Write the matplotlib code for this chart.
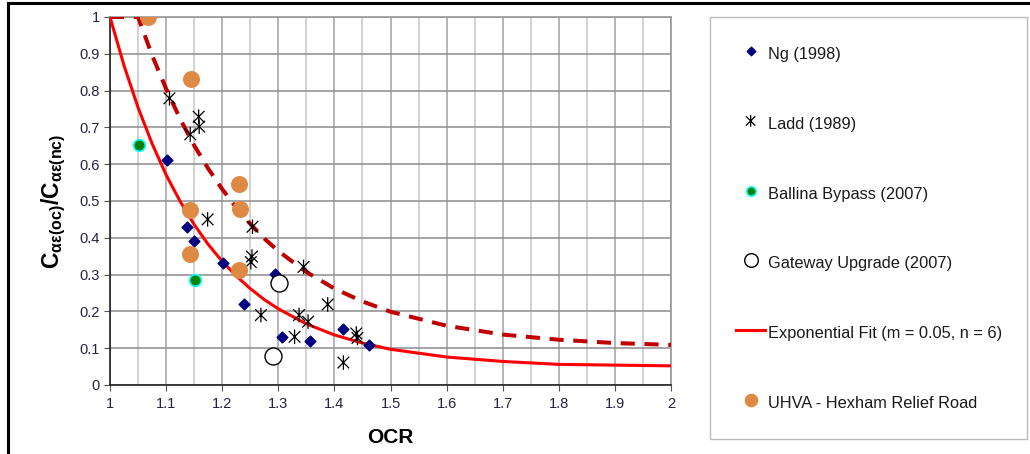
import matplotlib
matplotlib.use("Agg")
import matplotlib.pyplot as plt
from matplotlib.path import Path
from matplotlib.lines import Line2D

plt.rcParams['font.family'] = ['Liberation Sans', 'DejaVu Sans']
plt.rcParams['mathtext.fontset'] = 'custom'
plt.rcParams['mathtext.rm'] = 'Liberation Sans:bold'
plt.rcParams['mathtext.default'] = 'rm'

# Datos
ng_ocr = [1.101, 1.137, 1.149, 1.201, 1.294, 1.238, 1.307, 1.357, 1.416, 1.461]
ng_c = [0.611, 0.430, 0.390, 0.331, 0.302, 0.220, 0.131, 0.120, 0.151, 0.110]

ladd_ocr = [1.106, 1.143, 1.158, 1.159, 1.174, 1.254, 1.253, 1.251, 1.345,
            1.269, 1.337, 1.353, 1.329, 1.388, 1.439, 1.441, 1.416]
ladd_c = [0.779, 0.681, 0.729, 0.702, 0.450, 0.430, 0.349, 0.334, 0.321,
          0.190, 0.190, 0.172, 0.131, 0.219, 0.140, 0.128, 0.061]

ballina_ocr = [1.051, 1.151]
ballina_c = [0.651, 0.284]

gateway_ocr = [1.302, 1.290]
gateway_c = [0.276, 0.079]

uhva_ocr = [1.068, 1.144, 1.230, 1.232, 1.143, 1.143, 1.230]
uhva_c = [1.000, 0.832, 0.547, 0.478, 0.476, 0.356, 0.312]

# Curvas (valores leidos)
fit_ocr = [1.00, 1.025, 1.05, 1.075, 1.10, 1.125, 1.15, 1.175, 1.20, 1.225,
           1.25, 1.275, 1.30, 1.35, 1.40, 1.45, 1.50, 1.60, 1.70, 1.80, 1.90, 2.00]
fit_c = [1.000, 0.868, 0.754, 0.656, 0.571, 0.499, 0.436, 0.382, 0.336, 0.296,
         0.262, 0.232, 0.207, 0.166, 0.136, 0.114, 0.097, 0.076, 0.064, 0.056,
         0.054, 0.052]

upper_ocr = [1.00, 1.05, 1.075, 1.10, 1.125, 1.15, 1.175, 1.20, 1.225, 1.25,
             1.275, 1.30, 1.35, 1.40, 1.45, 1.50, 1.60, 1.70, 1.80, 1.90, 2.00]
upper_c = [1.000, 1.000, 0.896, 0.805, 0.723, 0.651, 0.588, 0.532, 0.482, 0.438,
           0.398, 0.364, 0.307, 0.262, 0.227, 0.199, 0.161, 0.137, 0.123, 0.114,
           0.109]

x_ticks = [1, 1.1, 1.2, 1.3, 1.4, 1.5, 1.6, 1.7, 1.8, 1.9, 2]
x_tick_labels = ['1', '1.1', '1.2', '1.3', '1.4', '1.5', '1.6', '1.7', '1.8', '1.9', '2']
y_ticks = [0, 0.1, 0.2, 0.3, 0.4, 0.5, 0.6, 0.7, 0.8, 0.9, 1]
y_tick_labels = ['0', '0.1', '0.2', '0.3', '0.4', '0.5', '0.6', '0.7', '0.8', '0.9', '1']

# Marcador estrella tipo Excel (X + linea vertical)
estrella = Path([(-1, -1), (1, 1), (-1, 1), (1, -1), (0, -1.25), (0, 1.25)],
                [Path.MOVETO, Path.LINETO, Path.MOVETO, Path.LINETO,
                 Path.MOVETO, Path.LINETO])

fig = plt.figure(figsize=(10.3, 4.54), dpi=100)
ax = fig.add_axes([0.1068, 0.152, 0.5447, 0.8106])

ax.plot(upper_ocr, upper_c, color='#C00000', lw=2.9, dashes=(3.5, 2.4), zorder=3)
ax.plot(fit_ocr, fit_c, color='#FF0000', lw=2.2, zorder=3,
        label='Exponential Fit (m = 0.05, n = 6)')

ax.scatter(ng_ocr, ng_c, marker='D', s=30, color='#000080', zorder=4, label='Ng (1998)')
ax.scatter(ladd_ocr, ladd_c, marker=estrella, s=110, facecolor='none',
           edgecolor='black', linewidths=0.9, zorder=4, label='Ladd (1989)')
ax.scatter(ballina_ocr, ballina_c, marker='o', s=70, color='#008000',
           edgecolor='#00FFFF', linewidths=1.2, zorder=4, label='Ballina Bypass (2007)')
ax.scatter(gateway_ocr, gateway_c, marker='o', s=150, facecolor='white',
           edgecolor='black', linewidths=1.0, zorder=4, label='Gateway Upgrade (2007)')
ax.scatter(uhva_ocr, uhva_c, marker='o', s=150, color='#DE8A45', linewidths=0,
           zorder=4, label='UHVA - Hexham Relief Road')

ax.set_xlim(1, 2)
ax.set_ylim(0, 1)
ax.set_xticks(x_ticks)
ax.set_xticklabels(x_tick_labels)
ax.set_yticks(y_ticks)
ax.set_yticklabels(y_tick_labels)
ax.set_xticks([1.05 + 0.1 * i for i in range(10)], minor=True)

ax.grid(True, which='major', axis='y', color='#8C8C8C', lw=1.1)
ax.grid(True, which='major', axis='x', color='#AFAFAF', lw=1.3)
ax.grid(True, which='minor', axis='x', color='#CFCFCF', lw=1.3)
ax.set_axisbelow(True)

ax.tick_params(axis='both', which='major', labelsize=10.5, colors='#555555',
               labelcolor='#222244', length=4, width=0.8)
ax.tick_params(axis='x', which='minor', length=0)
ax.tick_params(axis='x', pad=5)

for lado in ['top', 'right']:
    ax.spines[lado].set_color('#999999')
    ax.spines[lado].set_linewidth(1.2)
for lado in ['left', 'bottom']:
    ax.spines[lado].set_color('#222222')
    ax.spines[lado].set_linewidth(1.2)

ax.set_xlabel('OCR', fontsize=15, fontweight='bold', labelpad=12)
ax.set_ylabel('C$_{αε(oc)}$/C$_{αε(nc)}$', fontsize=16.5, fontweight='bold', labelpad=8)

handles, labels = ax.get_legend_handles_labels()
orden = ['Ng (1998)', 'Ladd (1989)', 'Ballina Bypass (2007)', 'Gateway Upgrade (2007)',
         'Exponential Fit (m = 0.05, n = 6)', 'UHVA - Hexham Relief Road']
h_ord = [handles[labels.index(n)] for n in orden]
leg = fig.legend(h_ord, orden, loc='upper left',
                 bbox_to_anchor=(0.689, 0.0352, 0.308, 0.9274), mode='expand',
                 fontsize=11.8, frameon=True, fancybox=False, borderpad=1.6,
                 labelspacing=2.97, handlelength=1.8, handleheight=1.6,
                 handletextpad=0.15, borderaxespad=0, scatterpoints=1,
                 markerscale=0.8)
leg.get_frame().set_edgecolor('#AAAAAA')
leg.get_frame().set_linewidth(1.0)
for t in leg.get_texts():
    t.set_color('#1a1a1a')

# Borde de la figura (arriba e izquierda)
fig.add_artist(Line2D([0.0078, 1.0], [0.9934, 0.9934], color='black', lw=2.2))
fig.add_artist(Line2D([0.0078, 0.0078], [0.0, 0.9934], color='black', lw=2.2))

fig.savefig('out.png', dpi=100)
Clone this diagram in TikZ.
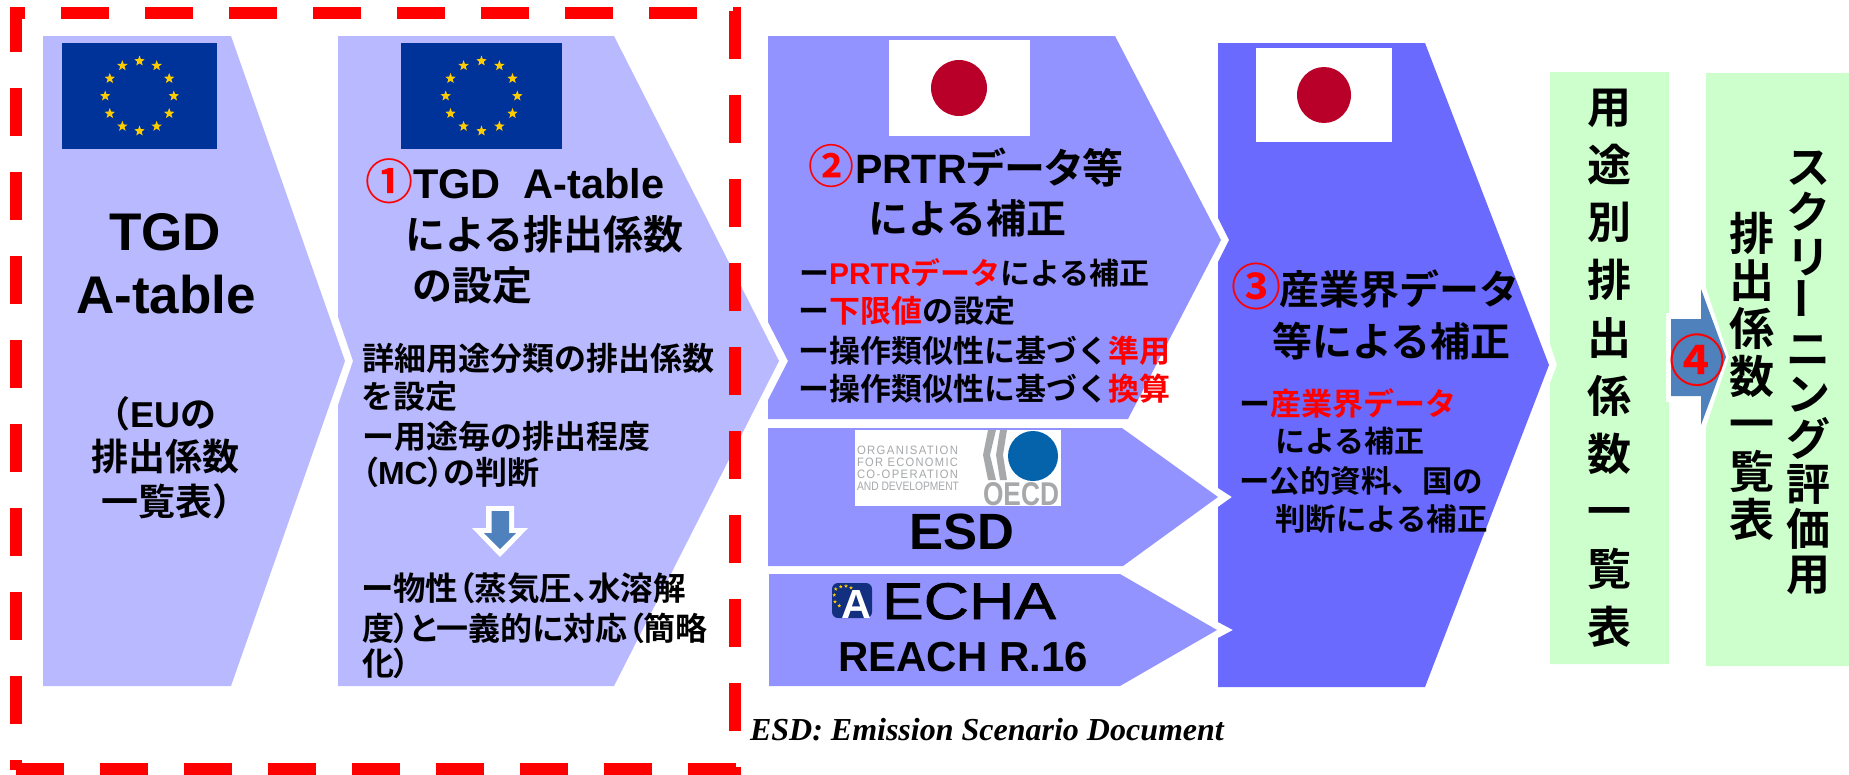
● ● ● ● ●
WORK TO DO:
Every line of the material is to be quoted exactly, with no pictures carried over.

WRITTEN SOLUTION:
Write the matplotlib code for this chart.
import matplotlib
matplotlib.use("Agg")
import matplotlib.pyplot as plt
from matplotlib.path import Path
from matplotlib.lines import Line2D

plt.rcParams['font.family'] = ['Liberation Sans', 'DejaVu Sans']
plt.rcParams['mathtext.fontset'] = 'custom'
plt.rcParams['mathtext.rm'] = 'Liberation Sans:bold'
plt.rcParams['mathtext.default'] = 'rm'

# Datos
ng_ocr = [1.101, 1.137, 1.149, 1.201, 1.294, 1.238, 1.307, 1.357, 1.416, 1.461]
ng_c = [0.611, 0.430, 0.390, 0.331, 0.302, 0.220, 0.131, 0.120, 0.151, 0.110]

ladd_ocr = [1.106, 1.143, 1.158, 1.159, 1.174, 1.254, 1.253, 1.251, 1.345,
            1.269, 1.337, 1.353, 1.329, 1.388, 1.439, 1.441, 1.416]
ladd_c = [0.779, 0.681, 0.729, 0.702, 0.450, 0.430, 0.349, 0.334, 0.321,
          0.190, 0.190, 0.172, 0.131, 0.219, 0.140, 0.128, 0.061]

ballina_ocr = [1.051, 1.151]
ballina_c = [0.651, 0.284]

gateway_ocr = [1.302, 1.290]
gateway_c = [0.276, 0.079]

uhva_ocr = [1.068, 1.144, 1.230, 1.232, 1.143, 1.143, 1.230]
uhva_c = [1.000, 0.832, 0.547, 0.478, 0.476, 0.356, 0.312]

# Curvas (valores leidos)
fit_ocr = [1.00, 1.025, 1.05, 1.075, 1.10, 1.125, 1.15, 1.175, 1.20, 1.225,
           1.25, 1.275, 1.30, 1.35, 1.40, 1.45, 1.50, 1.60, 1.70, 1.80, 1.90, 2.00]
fit_c = [1.000, 0.868, 0.754, 0.656, 0.571, 0.499, 0.436, 0.382, 0.336, 0.296,
         0.262, 0.232, 0.207, 0.166, 0.136, 0.114, 0.097, 0.076, 0.064, 0.056,
         0.054, 0.052]

upper_ocr = [1.00, 1.05, 1.075, 1.10, 1.125, 1.15, 1.175, 1.20, 1.225, 1.25,
             1.275, 1.30, 1.35, 1.40, 1.45, 1.50, 1.60, 1.70, 1.80, 1.90, 2.00]
upper_c = [1.000, 1.000, 0.896, 0.805, 0.723, 0.651, 0.588, 0.532, 0.482, 0.438,
           0.398, 0.364, 0.307, 0.262, 0.227, 0.199, 0.161, 0.137, 0.123, 0.114,
           0.109]

x_ticks = [1, 1.1, 1.2, 1.3, 1.4, 1.5, 1.6, 1.7, 1.8, 1.9, 2]
x_tick_labels = ['1', '1.1', '1.2', '1.3', '1.4', '1.5', '1.6', '1.7', '1.8', '1.9', '2']
y_ticks = [0, 0.1, 0.2, 0.3, 0.4, 0.5, 0.6, 0.7, 0.8, 0.9, 1]
y_tick_labels = ['0', '0.1', '0.2', '0.3', '0.4', '0.5', '0.6', '0.7', '0.8', '0.9', '1']

# Marcador estrella tipo Excel (X + linea vertical)
estrella = Path([(-1, -1), (1, 1), (-1, 1), (1, -1), (0, -1.25), (0, 1.25)],
                [Path.MOVETO, Path.LINETO, Path.MOVETO, Path.LINETO,
                 Path.MOVETO, Path.LINETO])

fig = plt.figure(figsize=(10.3, 4.54), dpi=100)
ax = fig.add_axes([0.1068, 0.152, 0.5447, 0.8106])

ax.plot(upper_ocr, upper_c, color='#C00000', lw=2.9, dashes=(3.5, 2.4), zorder=3)
ax.plot(fit_ocr, fit_c, color='#FF0000', lw=2.2, zorder=3,
        label='Exponential Fit (m = 0.05, n = 6)')

ax.scatter(ng_ocr, ng_c, marker='D', s=30, color='#000080', zorder=4, label='Ng (1998)')
ax.scatter(ladd_ocr, ladd_c, marker=estrella, s=110, facecolor='none',
           edgecolor='black', linewidths=0.9, zorder=4, label='Ladd (1989)')
ax.scatter(ballina_ocr, ballina_c, marker='o', s=70, color='#008000',
           edgecolor='#00FFFF', linewidths=1.2, zorder=4, label='Ballina Bypass (2007)')
ax.scatter(gateway_ocr, gateway_c, marker='o', s=150, facecolor='white',
           edgecolor='black', linewidths=1.0, zorder=4, label='Gateway Upgrade (2007)')
ax.scatter(uhva_ocr, uhva_c, marker='o', s=150, color='#DE8A45', linewidths=0,
           zorder=4, label='UHVA - Hexham Relief Road')

ax.set_xlim(1, 2)
ax.set_ylim(0, 1)
ax.set_xticks(x_ticks)
ax.set_xticklabels(x_tick_labels)
ax.set_yticks(y_ticks)
ax.set_yticklabels(y_tick_labels)
ax.set_xticks([1.05 + 0.1 * i for i in range(10)], minor=True)

ax.grid(True, which='major', axis='y', color='#8C8C8C', lw=1.1)
ax.grid(True, which='major', axis='x', color='#AFAFAF', lw=1.3)
ax.grid(True, which='minor', axis='x', color='#CFCFCF', lw=1.3)
ax.set_axisbelow(True)

ax.tick_params(axis='both', which='major', labelsize=10.5, colors='#555555',
               labelcolor='#222244', length=4, width=0.8)
ax.tick_params(axis='x', which='minor', length=0)
ax.tick_params(axis='x', pad=5)

for lado in ['top', 'right']:
    ax.spines[lado].set_color('#999999')
    ax.spines[lado].set_linewidth(1.2)
for lado in ['left', 'bottom']:
    ax.spines[lado].set_color('#222222')
    ax.spines[lado].set_linewidth(1.2)

ax.set_xlabel('OCR', fontsize=15, fontweight='bold', labelpad=12)
ax.set_ylabel('C$_{αε(oc)}$/C$_{αε(nc)}$', fontsize=16.5, fontweight='bold', labelpad=8)

handles, labels = ax.get_legend_handles_labels()
orden = ['Ng (1998)', 'Ladd (1989)', 'Ballina Bypass (2007)', 'Gateway Upgrade (2007)',
         'Exponential Fit (m = 0.05, n = 6)', 'UHVA - Hexham Relief Road']
h_ord = [handles[labels.index(n)] for n in orden]
leg = fig.legend(h_ord, orden, loc='upper left',
                 bbox_to_anchor=(0.689, 0.0352, 0.308, 0.9274), mode='expand',
                 fontsize=11.8, frameon=True, fancybox=False, borderpad=1.6,
                 labelspacing=2.97, handlelength=1.8, handleheight=1.6,
                 handletextpad=0.15, borderaxespad=0, scatterpoints=1,
                 markerscale=0.8)
leg.get_frame().set_edgecolor('#AAAAAA')
leg.get_frame().set_linewidth(1.0)
for t in leg.get_texts():
    t.set_color('#1a1a1a')

# Borde de la figura (arriba e izquierda)
fig.add_artist(Line2D([0.0078, 1.0], [0.9934, 0.9934], color='black', lw=2.2))
fig.add_artist(Line2D([0.0078, 0.0078], [0.0, 0.9934], color='black', lw=2.2))

fig.savefig('out.png', dpi=100)
Clone this diagram in TikZ.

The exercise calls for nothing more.